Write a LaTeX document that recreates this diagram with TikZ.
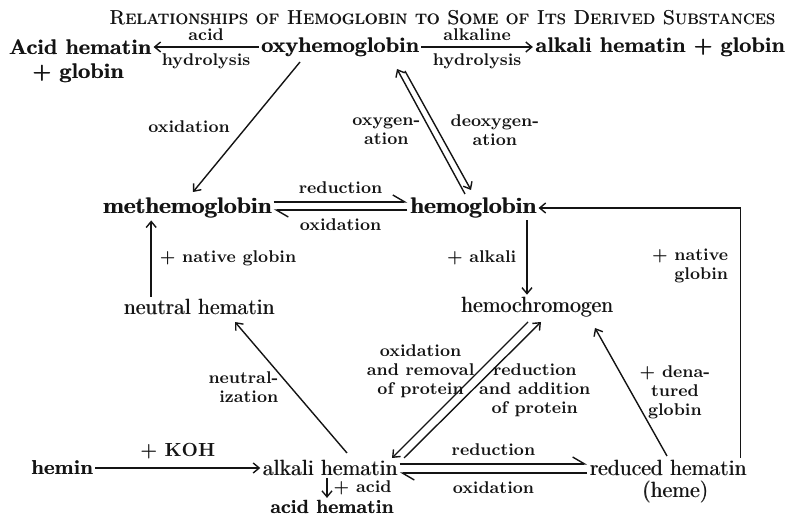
\documentclass[tikz,border=0pt]{standalone}
\usepackage{fontspec}
\usetikzlibrary{arrows.meta,calc,positioning}
\definecolor{ink}{RGB}{20,20,20}
% poor man's bold, the scan is heavier than Latin Modern
\newcommand\heft[2][0.35pt]{\leavevmode\rlap{\kern#1\relax#2}#2}
\tikzset{
  >={Straight Barb[length=3pt,width=5pt]},
  subst/.style={font=\fontsize{11}{13}\selectfont,inner sep=1pt,text=ink},
  bsubst/.style={font=\fontsize{10.5}{12.5}\selectfont\bfseries,inner sep=1pt,text=ink},
  heavy/.style={font=\fontsize{11.2}{13}\selectfont\bfseries,inner sep=1pt,text=ink},
  tag/.style={font=\fontsize{8.5}{9.5}\selectfont\bfseries,inner sep=1pt,text=ink,align=center},
  heading/.style={font=\fontsize{10}{12}\selectfont\scshape,text=ink},
  flow/.style={->,line width=0.7pt,draw=ink},
  half/.style={-{Straight Barb[harpoon,length=6pt,width=7pt]},line width=0.7pt,draw=ink},
}

\begin{document}
\begin{tikzpicture}[x=0.5pt,y=-0.5pt]
  \useasboundingbox (0,0) rectangle (789,523);
  \node[heading] (ttl) at (442,18) {\heft[0.3pt]{Relationships of Hemoglobin to Some of Its Derived Substances}};
  % substances
  \node[bsubst] (oxy) at (340,47) {\heft[0.3pt]{oxyhemoglobin}};
  \node[bsubst] (acid) at (80,47) {\heft[0.3pt]{Acid hematin}};
  \node[bsubst] (acidg) at (78,73) {\heft[0.3pt]{+ globin}};
  \node[bsubst] (alk) at (660,47) {\heft[0.3pt]{alkali hematin + globin}};
  \node[heavy] (meth) at (187,208) {\heft[0.5pt]{methemoglobin}};
  \node[heavy] (hb) at (473,208) {\heft[0.5pt]{hemoglobin}};
  \node[subst] (nh) at (199,307) {\heft{neutral hematin}};
  \node[subst] (hc) at (537,307) {\heft{hemochromogen}};
  \node[bsubst,font=\fontsize{10}{12}\selectfont\bfseries] (hemin) at (62,468) {\heft[0.25pt]{hemin}};
  \node[subst] (ah) at (330,468) {\heft{alkali hematin}};
  \node[subst] (rh) at (668,468) {\heft{reduced hematin}};
  \node[subst] (heme) at (675,492) {\heft{(heme)}};
  \node[bsubst,font=\fontsize{9.5}{11}\selectfont\bfseries] (acidh) at (332,507) {\heft[0.2pt]{acid hematin}};

  % top row
  \draw[flow] (oxy.west) -- (oxy.west -| acid.east)
    node[tag,midway,above=2pt] {acid} node[tag,midway,below=2pt] {hydrolysis};
  \draw[flow] (oxy.east) -- (alk.west)
    node[tag,midway,above=2pt] {alkaline} node[tag,midway,below=2pt] {hydrolysis};
  \draw[flow] ($(oxy)+(-40,15)$) -- ($(meth)+(6,-16)$) node[tag,midway,left=7pt] {oxidation};
  \draw[flow] ($(hb)+(-8,-14)$) -- ($(oxy)+(57,22)$) node[tag,midway,left=4pt] {oxygen-\\ation};
  \draw[flow] ($(oxy)+(65,24)$) -- ($(hb)+(-2,-18)$) node[tag,midway,right=5pt] {deoxygen-\\ation};

  % middle
  \draw[half] ($(meth.east)+(0,-6)$) -- ($(hb.west)+(0,-6)$) node[tag,midway,above=3pt] {reduction};
  \draw[half] ($(hb.west)+(0,2)$) -- ($(meth.east)+(0,2)$) node[tag,midway,below=3pt] {oxidation};
  \draw[flow] ($(hb.south -| hc.north)+(-10,0)$) -- ($(hc.north)+(-10,0)$)
    node[tag,midway,left=4pt] {+ alkali};
  \draw[flow] ($(rh.north east)+(-8,0)$) |- (hb.east)
    node[tag,pos=0.385,left=5pt,align=right] {+ native\\globin};
  \draw[flow] ($(nh.north west)+(30,0)$) coordinate (up) -- (up |- meth.south)
    node[tag,midway,right=3pt] {+ native globin};

  % bottom
  \draw[flow] ($(ah)+(17,-15)$) -- ($(nh)+(36,15)$) node[tag,midway,left=5pt,align=right] {neutral-\\ization};
  \draw[flow] ($(hc)+(-9,15)$) -- ($(ah)+(62,-10)$)
    node[tag,pos=0.36,left=1pt] {oxidation\\and removal\\of protein};
  \draw[flow] ($(ah)+(74,-10)$) -- ($(hc)+(4,15)$)
    node[tag,pos=0.5,right=2pt] {reduction\\and addition\\of protein};
  \draw[flow] ($(rh)+(-1,-12)$) -- ($(hc)+(58,21)$) node[tag,midway,right=3pt] {+ dena-\\tured\\globin};
  \draw[flow] (hemin.east) -- (hemin.east -| ah.west)
    node[tag,midway,above=3pt,font=\fontsize{9.5}{11}\selectfont\bfseries] {+ KOH};
  \draw[half] ($(ah.east)+(0,-4)$) -- ($(rh.west)+(0,-4)$) node[tag,midway,above=3pt] {reduction};
  \draw[half] ($(rh.west)+(0,5)$) -- ($(ah.east)+(0,5)$) node[tag,midway,below=3pt] {oxidation};
  \draw[flow] ($(ah.south)+(-3,0)$) coordinate (dn) -- (dn |- acidh.north)
    node[tag,midway,right=2pt] {+ acid};
\end{tikzpicture}
\end{document}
_ _ _ _
• Set problem:
Write the listing above out again exactly, dropping each image.

• Complete output:
Write a LaTeX document that recreates this diagram with TikZ.
\documentclass[tikz,border=0pt]{standalone}
\usepackage{fontspec}
\usetikzlibrary{arrows.meta,calc,positioning}
\definecolor{ink}{RGB}{20,20,20}
% poor man's bold, the scan is heavier than Latin Modern
\newcommand\heft[2][0.35pt]{\leavevmode\rlap{\kern#1\relax#2}#2}
\tikzset{
  >={Straight Barb[length=3pt,width=5pt]},
  subst/.style={font=\fontsize{11}{13}\selectfont,inner sep=1pt,text=ink},
  bsubst/.style={font=\fontsize{10.5}{12.5}\selectfont\bfseries,inner sep=1pt,text=ink},
  heavy/.style={font=\fontsize{11.2}{13}\selectfont\bfseries,inner sep=1pt,text=ink},
  tag/.style={font=\fontsize{8.5}{9.5}\selectfont\bfseries,inner sep=1pt,text=ink,align=center},
  heading/.style={font=\fontsize{10}{12}\selectfont\scshape,text=ink},
  flow/.style={->,line width=0.7pt,draw=ink},
  half/.style={-{Straight Barb[harpoon,length=6pt,width=7pt]},line width=0.7pt,draw=ink},
}

\begin{document}
\begin{tikzpicture}[x=0.5pt,y=-0.5pt]
  \useasboundingbox (0,0) rectangle (789,523);
  \node[heading] (ttl) at (442,18) {\heft[0.3pt]{Relationships of Hemoglobin to Some of Its Derived Substances}};
  % substances
  \node[bsubst] (oxy) at (340,47) {\heft[0.3pt]{oxyhemoglobin}};
  \node[bsubst] (acid) at (80,47) {\heft[0.3pt]{Acid hematin}};
  \node[bsubst] (acidg) at (78,73) {\heft[0.3pt]{+ globin}};
  \node[bsubst] (alk) at (660,47) {\heft[0.3pt]{alkali hematin + globin}};
  \node[heavy] (meth) at (187,208) {\heft[0.5pt]{methemoglobin}};
  \node[heavy] (hb) at (473,208) {\heft[0.5pt]{hemoglobin}};
  \node[subst] (nh) at (199,307) {\heft{neutral hematin}};
  \node[subst] (hc) at (537,307) {\heft{hemochromogen}};
  \node[bsubst,font=\fontsize{10}{12}\selectfont\bfseries] (hemin) at (62,468) {\heft[0.25pt]{hemin}};
  \node[subst] (ah) at (330,468) {\heft{alkali hematin}};
  \node[subst] (rh) at (668,468) {\heft{reduced hematin}};
  \node[subst] (heme) at (675,492) {\heft{(heme)}};
  \node[bsubst,font=\fontsize{9.5}{11}\selectfont\bfseries] (acidh) at (332,507) {\heft[0.2pt]{acid hematin}};

  % top row
  \draw[flow] (oxy.west) -- (oxy.west -| acid.east)
    node[tag,midway,above=2pt] {acid} node[tag,midway,below=2pt] {hydrolysis};
  \draw[flow] (oxy.east) -- (alk.west)
    node[tag,midway,above=2pt] {alkaline} node[tag,midway,below=2pt] {hydrolysis};
  \draw[flow] ($(oxy)+(-40,15)$) -- ($(meth)+(6,-16)$) node[tag,midway,left=7pt] {oxidation};
  \draw[flow] ($(hb)+(-8,-14)$) -- ($(oxy)+(57,22)$) node[tag,midway,left=4pt] {oxygen-\\ation};
  \draw[flow] ($(oxy)+(65,24)$) -- ($(hb)+(-2,-18)$) node[tag,midway,right=5pt] {deoxygen-\\ation};

  % middle
  \draw[half] ($(meth.east)+(0,-6)$) -- ($(hb.west)+(0,-6)$) node[tag,midway,above=3pt] {reduction};
  \draw[half] ($(hb.west)+(0,2)$) -- ($(meth.east)+(0,2)$) node[tag,midway,below=3pt] {oxidation};
  \draw[flow] ($(hb.south -| hc.north)+(-10,0)$) -- ($(hc.north)+(-10,0)$)
    node[tag,midway,left=4pt] {+ alkali};
  \draw[flow] ($(rh.north east)+(-8,0)$) |- (hb.east)
    node[tag,pos=0.385,left=5pt,align=right] {+ native\\globin};
  \draw[flow] ($(nh.north west)+(30,0)$) coordinate (up) -- (up |- meth.south)
    node[tag,midway,right=3pt] {+ native globin};

  % bottom
  \draw[flow] ($(ah)+(17,-15)$) -- ($(nh)+(36,15)$) node[tag,midway,left=5pt,align=right] {neutral-\\ization};
  \draw[flow] ($(hc)+(-9,15)$) -- ($(ah)+(62,-10)$)
    node[tag,pos=0.36,left=1pt] {oxidation\\and removal\\of protein};
  \draw[flow] ($(ah)+(74,-10)$) -- ($(hc)+(4,15)$)
    node[tag,pos=0.5,right=2pt] {reduction\\and addition\\of protein};
  \draw[flow] ($(rh)+(-1,-12)$) -- ($(hc)+(58,21)$) node[tag,midway,right=3pt] {+ dena-\\tured\\globin};
  \draw[flow] (hemin.east) -- (hemin.east -| ah.west)
    node[tag,midway,above=3pt,font=\fontsize{9.5}{11}\selectfont\bfseries] {+ KOH};
  \draw[half] ($(ah.east)+(0,-4)$) -- ($(rh.west)+(0,-4)$) node[tag,midway,above=3pt] {reduction};
  \draw[half] ($(rh.west)+(0,5)$) -- ($(ah.east)+(0,5)$) node[tag,midway,below=3pt] {oxidation};
  \draw[flow] ($(ah.south)+(-3,0)$) coordinate (dn) -- (dn |- acidh.north)
    node[tag,midway,right=2pt] {+ acid};
\end{tikzpicture}
\end{document}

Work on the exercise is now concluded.